Cream of Tomato Soup


geogeekgirl

Cream of Tomato Soup

10 oz can of tomatoes or 3 & 1/2 cups peeled, diced fresh tomatoes

3/4 tsp whole black peppers

2 tsp sugar

2 & 1/2 cup thin white sauce

3 sprigs parsley

6 whole cloves

1/2 bay leaf

2 slices onions

3/4 tsp salt

Put all ingredients except white sauce into a saucepan; heat to boiling, reduce heat and simmer for 5 minutes.

Rub through a food mill or sieve. There should be 2 cups puree; if not, add boiling water. Have white sauce thoroughly heated in another pan. When ready to serve, combine by stirring the hot tomato puree slowly into the hot white sauce. Serve immediately.

If the seasoned tomato puree and white sauce are heated to the same temperature and the puree is added to the white sauce with no further heating, there should be no curdling. If re-heating is necessary, it should be done over boiling water with constant stirring.

White sauce:

1 tbsp butter

1 tbsp flour

1/2 tsp salt

1 cup milk or 1/2 cup evaporated milk

1/2 cup water

Melt butter in saucepan, add flour and salt and blend until smooth.
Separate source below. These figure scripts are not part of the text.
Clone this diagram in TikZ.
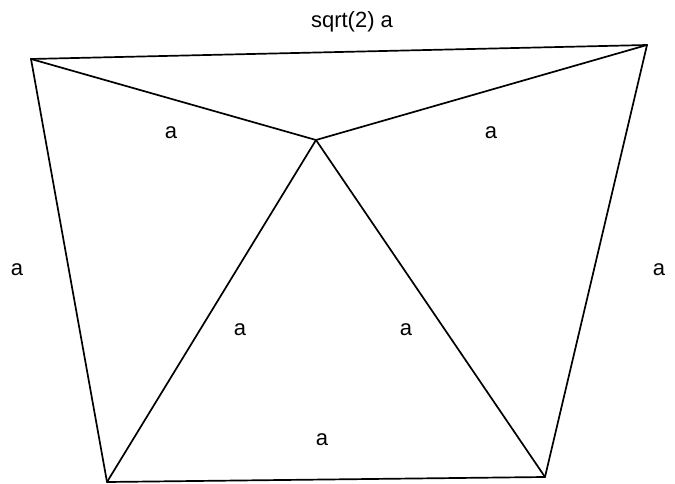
\documentclass[tikz,border=0pt]{standalone}
\usepackage{fontspec}
\setmainfont{Liberation Sans}
\begin{document}
\begin{tikzpicture}[x=1pt,y=-1pt,
  edge/.style={draw=black,line width=1.7pt,line cap=round,line join=round},
  lbl/.style={font=\fontsize{22}{26}\selectfont,inner sep=0pt}]
\useasboundingbox (0,0) rectangle (675,484);
\coordinate (A) at (31,59);
\coordinate (B) at (647,45);
\coordinate (C) at (316,140);
\coordinate (D) at (107,482);
\coordinate (E) at (545,477);
\draw[edge] (A) -- (B);
\draw[edge] (A) -- (C);
\draw[edge] (C) -- (B);
\draw[edge] (A) -- (D);
\draw[edge] (C) -- (D);
\draw[edge] (C) -- (E);
\draw[edge] (D) -- (E);
\draw[edge] (B) -- (E);
\node[lbl] (t1) at (352,22) {sqrt(2) a};
\node[lbl] (t2) at (171,133) {a};
\node[lbl] (t3) at (491,133) {a};
\node[lbl] (t4) at (17,270) {a};
\node[lbl] (t5) at (659,270) {a};
\node[lbl] (t6) at (240,330) {a};
\node[lbl] (t7) at (406,330) {a};
\node[lbl] (t8) at (322,440) {a};
\end{tikzpicture}
\end{document}
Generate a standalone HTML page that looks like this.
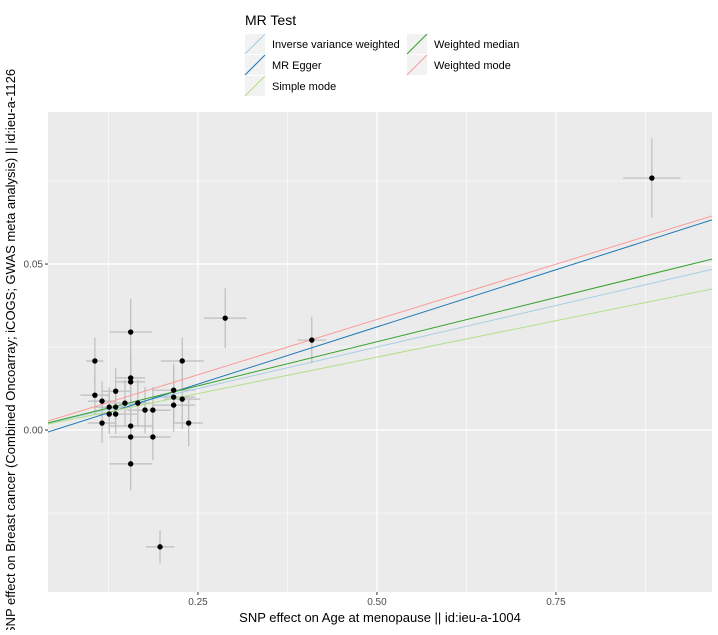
<!DOCTYPE html>
<html><head><meta charset="utf-8"><style>
body{margin:0;background:#fff;font-family:"Liberation Sans",Arial,sans-serif}
svg text{font-family:"Liberation Sans",Arial,sans-serif}
</style></head><body>
<svg id="chart" width="718" height="630" xmlns="http://www.w3.org/2000/svg">
<rect width="718" height="630" fill="#fff"/>
<g id="panel"></g>
<g id="legend">
<text x="245" y="25" font-size="14" fill="#000">MR Test</text>
</g>
<text x="380" y="622" font-size="13" text-anchor="middle" fill="#000">SNP effect on Age at menopause || id:ieu-a-1004</text>
<text transform="translate(15,352) rotate(-90)" font-size="13" text-anchor="middle" fill="#000">SNP effect on Breast cancer (Combined Oncoarray; iCOGS; GWAS meta analysis) || id:ieu-a-1126</text>
</svg>
<script>
const snpX=[0.288,0.156,0.106,0.228,0.156,0.156,0.135,0.216,0.106,0.216,0.228,0.116,0.148,0.166,0.126,0.135,0.216,0.176,0.187,0.126,0.135,0.116,0.237,0.156,0.156,0.187,0.156,0.197,0.409,0.884];
const snpY=[0.0337,0.0295,0.0208,0.0208,0.0157,0.0145,0.0117,0.012,0.0105,0.0099,0.0093,0.0087,0.0081,0.0081,0.0069,0.0069,0.0075,0.006,0.006,0.0048,0.0048,0.0021,0.0021,0.0012,-0.0021,-0.0021,-0.0102,-0.0352,0.0271,0.0759];
const seX=[0.03,0.03,0.012,0.03,0.02,0.02,0.02,0.03,0.02,0.03,0.025,0.02,0.02,0.02,0.02,0.02,0.03,0.025,0.025,0.02,0.03,0.02,0.02,0.03,0.03,0.025,0.03,0.02,0.02,0.04];
const seY=[0.009,0.010,0.007,0.007,0.007,0.007,0.007,0.008,0.006,0.008,0.009,0.006,0.007,0.007,0.006,0.006,0.008,0.007,0.007,0.006,0.006,0.006,0.007,0.008,0.008,0.007,0.008,0.005,0.007,0.012];
const methods=["Inverse variance weighted","MR Egger","Simple mode","Weighted median","Weighted mode"];
const slopes=[0.0500,0.0689,0.0439,0.0532,0.0666];
const intercepts=[0,-0.0034,0,0,0];
const colors=["#a6cee3","#1f78b4","#b2df8a","#33a02c","#fb9a99"];
const xTicks=[0.25,0.5,0.75];const xTickLabels=["0.25","0.50","0.75"];
const yTicks=[0,0.05];const yTickLabels=["0.00","0.05"];
const L=48,R=712,T=112,B=592,XMIN=0.0405,XMAX=0.968,YMIN=-0.0488,YMAX=0.0958;
const sx=v=>L+(v-XMIN)/(XMAX-XMIN)*(R-L);
const sy=v=>B-(v-YMIN)/(YMAX-YMIN)*(B-T);
const NS="http://www.w3.org/2000/svg";
const panel=document.getElementById('panel');
function mk(tag,at,parent){const e=document.createElementNS(NS,tag);for(const k in at)e.setAttribute(k,at[k]);(parent||panel).appendChild(e);return e;}
let bg=mk('rect',{x:L,y:T,width:R-L,height:B-T,fill:'#ebebeb'});


for(let v=0.125;v<XMAX;v+=0.25){let g=mk('line',{x1:sx(v),x2:sx(v),y1:T,y2:B,stroke:'#fff','stroke-width':0.6});}
for(let v=-0.025;v<YMAX;v+=0.05){let g=mk('line',{x1:L,x2:R,y1:sy(v),y2:sy(v),stroke:'#fff','stroke-width':0.6});}
xTicks.forEach((v,i)=>{let g=mk('line',{x1:sx(v),x2:sx(v),y1:T,y2:B,stroke:'#fff','stroke-width':1.2});
let t=mk('line',{x1:sx(v),x2:sx(v),y1:B,y2:B+3,stroke:'#333'});
let l=mk('text',{x:sx(v),y:B+13,'font-size':10,'text-anchor':'middle',fill:'#4d4d4d'});l.textContent=xTickLabels[i];});
yTicks.forEach((v,i)=>{let g=mk('line',{x1:L,x2:R,y1:sy(v),y2:sy(v),stroke:'#fff','stroke-width':1.2});
let t=mk('line',{x1:L-3,x2:L,y1:sy(v),y2:sy(v),stroke:'#333'});
let l=mk('text',{x:L-5,y:sy(v)+3.5,'font-size':10,'text-anchor':'end',fill:'#4d4d4d'});l.textContent=yTickLabels[i];});
snpX.forEach((x,i)=>{const y=snpY[i];
let h=mk('line',{x1:sx(x-seX[i]),x2:sx(x+seX[i]),y1:sy(y),y2:sy(y),stroke:'#bdbdbd','stroke-width':1.2});
let v=mk('line',{x1:sx(x),x2:sx(x),y1:sy(y-seY[i]),y2:sy(y+seY[i]),stroke:'#bdbdbd','stroke-width':1.2});});
const clip=mk('clipPath',{id:'pc'});mk('rect',{x:L,y:T,width:R-L,height:B-T},clip);
methods.forEach((m,i)=>{let ln=mk('line',{x1:sx(XMIN),x2:sx(XMAX),y1:sy(intercepts[i]+slopes[i]*XMIN),y2:sy(intercepts[i]+slopes[i]*XMAX),stroke:colors[i],'stroke-width':1,'clip-path':'url(#pc)'});

});
snpX.forEach((x,i)=>{let c=mk('circle',{cx:sx(x),cy:sy(snpY[i]),r:2.7,fill:'#000'});

});
const lg=document.getElementById('legend');
const pos=[[245,34],[245,55],[245,76],[407,34],[407,55]];
methods.forEach((m,i)=>{const [x,y]=pos[i];
const g=mk('g',{},lg);


mk('rect',{x:x,y:y,width:20,height:20,fill:'#f2f2f2'},g);
mk('line',{x1:x,y1:y+20,x2:x+20,y2:y,stroke:colors[i],'stroke-width':1},g);
const t=mk('text',{x:x+27,y:y+14,'font-size':11,fill:'#000'},g);t.textContent=m;});
</script>
</body></html>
Stir in cold milk gradually and cook over direct heat, stirring constantly until sauce boils and becomes thick and smooth. If stirring is done carefully, there will be no lumping, but white sauce that has lumped may often be smoother by beating with a rotary beater. If it is necessary to keep white sauce more than a few minutes before using, place over boiling water and keep it covered, stirring occasionally. Makes about 1 cup sauce. Make this recipe 2 & 1/2 times for soup recipe.